+++ Raw data +++
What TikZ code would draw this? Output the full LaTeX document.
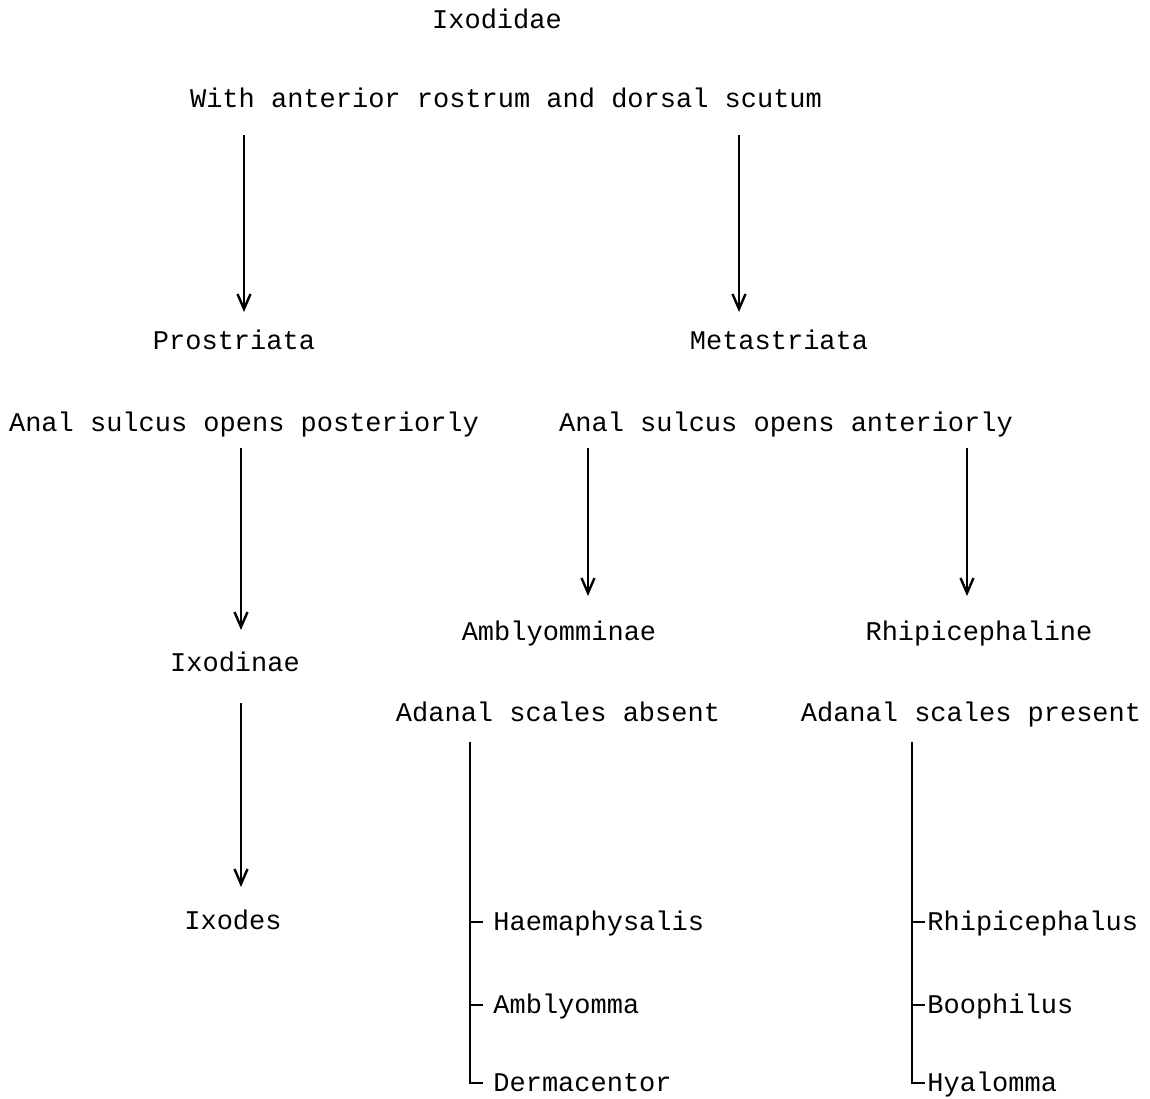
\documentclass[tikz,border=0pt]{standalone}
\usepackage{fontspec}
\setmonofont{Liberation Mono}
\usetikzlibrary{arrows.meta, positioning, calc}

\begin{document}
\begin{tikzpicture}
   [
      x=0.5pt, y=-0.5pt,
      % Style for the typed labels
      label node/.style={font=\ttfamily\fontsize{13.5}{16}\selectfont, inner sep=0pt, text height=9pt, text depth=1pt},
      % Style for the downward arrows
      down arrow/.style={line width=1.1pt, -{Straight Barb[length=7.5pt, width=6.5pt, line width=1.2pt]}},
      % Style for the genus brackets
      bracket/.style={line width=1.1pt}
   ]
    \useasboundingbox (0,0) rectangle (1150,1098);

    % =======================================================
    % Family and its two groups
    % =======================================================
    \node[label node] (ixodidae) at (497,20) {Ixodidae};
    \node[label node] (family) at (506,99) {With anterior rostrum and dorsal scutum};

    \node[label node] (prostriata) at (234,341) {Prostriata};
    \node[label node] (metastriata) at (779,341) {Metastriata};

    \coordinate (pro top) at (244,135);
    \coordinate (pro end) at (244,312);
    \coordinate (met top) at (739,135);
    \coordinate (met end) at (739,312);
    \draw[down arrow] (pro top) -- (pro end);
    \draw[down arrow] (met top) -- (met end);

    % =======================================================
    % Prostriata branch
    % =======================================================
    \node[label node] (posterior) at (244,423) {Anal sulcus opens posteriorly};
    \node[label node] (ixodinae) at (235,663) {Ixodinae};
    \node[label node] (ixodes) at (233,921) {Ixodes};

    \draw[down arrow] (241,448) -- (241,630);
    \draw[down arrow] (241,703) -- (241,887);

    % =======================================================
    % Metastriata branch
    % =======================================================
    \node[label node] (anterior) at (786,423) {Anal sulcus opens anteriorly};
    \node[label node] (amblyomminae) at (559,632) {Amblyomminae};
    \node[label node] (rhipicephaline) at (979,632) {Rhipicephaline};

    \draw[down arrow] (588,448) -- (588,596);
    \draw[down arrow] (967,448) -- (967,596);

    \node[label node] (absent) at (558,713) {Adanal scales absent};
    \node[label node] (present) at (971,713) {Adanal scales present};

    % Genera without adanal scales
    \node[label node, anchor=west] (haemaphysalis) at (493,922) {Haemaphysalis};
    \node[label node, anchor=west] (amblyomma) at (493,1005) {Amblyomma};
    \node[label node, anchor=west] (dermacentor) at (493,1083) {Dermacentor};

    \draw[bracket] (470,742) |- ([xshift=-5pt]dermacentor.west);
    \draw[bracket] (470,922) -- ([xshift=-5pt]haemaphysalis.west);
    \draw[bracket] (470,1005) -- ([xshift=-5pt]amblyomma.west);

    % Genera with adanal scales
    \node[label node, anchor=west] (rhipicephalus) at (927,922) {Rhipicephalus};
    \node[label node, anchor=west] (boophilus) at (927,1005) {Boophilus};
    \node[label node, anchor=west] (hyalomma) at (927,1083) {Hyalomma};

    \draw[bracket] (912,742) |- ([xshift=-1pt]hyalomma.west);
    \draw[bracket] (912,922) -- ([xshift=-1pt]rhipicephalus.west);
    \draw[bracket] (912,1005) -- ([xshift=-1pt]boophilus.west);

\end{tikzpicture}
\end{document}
+++
- [Written task]
Please quote the lines of the material, beginning with the first and ending with the one that contains "(241,703) -- (241,887);", exactly as written and without any pictures.

- [Solution to the problem]
What TikZ code would draw this? Output the full LaTeX document.
\documentclass[tikz,border=0pt]{standalone}
\usepackage{fontspec}
\setmonofont{Liberation Mono}
\usetikzlibrary{arrows.meta, positioning, calc}

\begin{document}
\begin{tikzpicture}
   [
      x=0.5pt, y=-0.5pt,
      % Style for the typed labels
      label node/.style={font=\ttfamily\fontsize{13.5}{16}\selectfont, inner sep=0pt, text height=9pt, text depth=1pt},
      % Style for the downward arrows
      down arrow/.style={line width=1.1pt, -{Straight Barb[length=7.5pt, width=6.5pt, line width=1.2pt]}},
      % Style for the genus brackets
      bracket/.style={line width=1.1pt}
   ]
    \useasboundingbox (0,0) rectangle (1150,1098);

    % =======================================================
    % Family and its two groups
    % =======================================================
    \node[label node] (ixodidae) at (497,20) {Ixodidae};
    \node[label node] (family) at (506,99) {With anterior rostrum and dorsal scutum};

    \node[label node] (prostriata) at (234,341) {Prostriata};
    \node[label node] (metastriata) at (779,341) {Metastriata};

    \coordinate (pro top) at (244,135);
    \coordinate (pro end) at (244,312);
    \coordinate (met top) at (739,135);
    \coordinate (met end) at (739,312);
    \draw[down arrow] (pro top) -- (pro end);
    \draw[down arrow] (met top) -- (met end);

    % =======================================================
    % Prostriata branch
    % =======================================================
    \node[label node] (posterior) at (244,423) {Anal sulcus opens posteriorly};
    \node[label node] (ixodinae) at (235,663) {Ixodinae};
    \node[label node] (ixodes) at (233,921) {Ixodes};

    \draw[down arrow] (241,448) -- (241,630);
    \draw[down arrow] (241,703) -- (241,887);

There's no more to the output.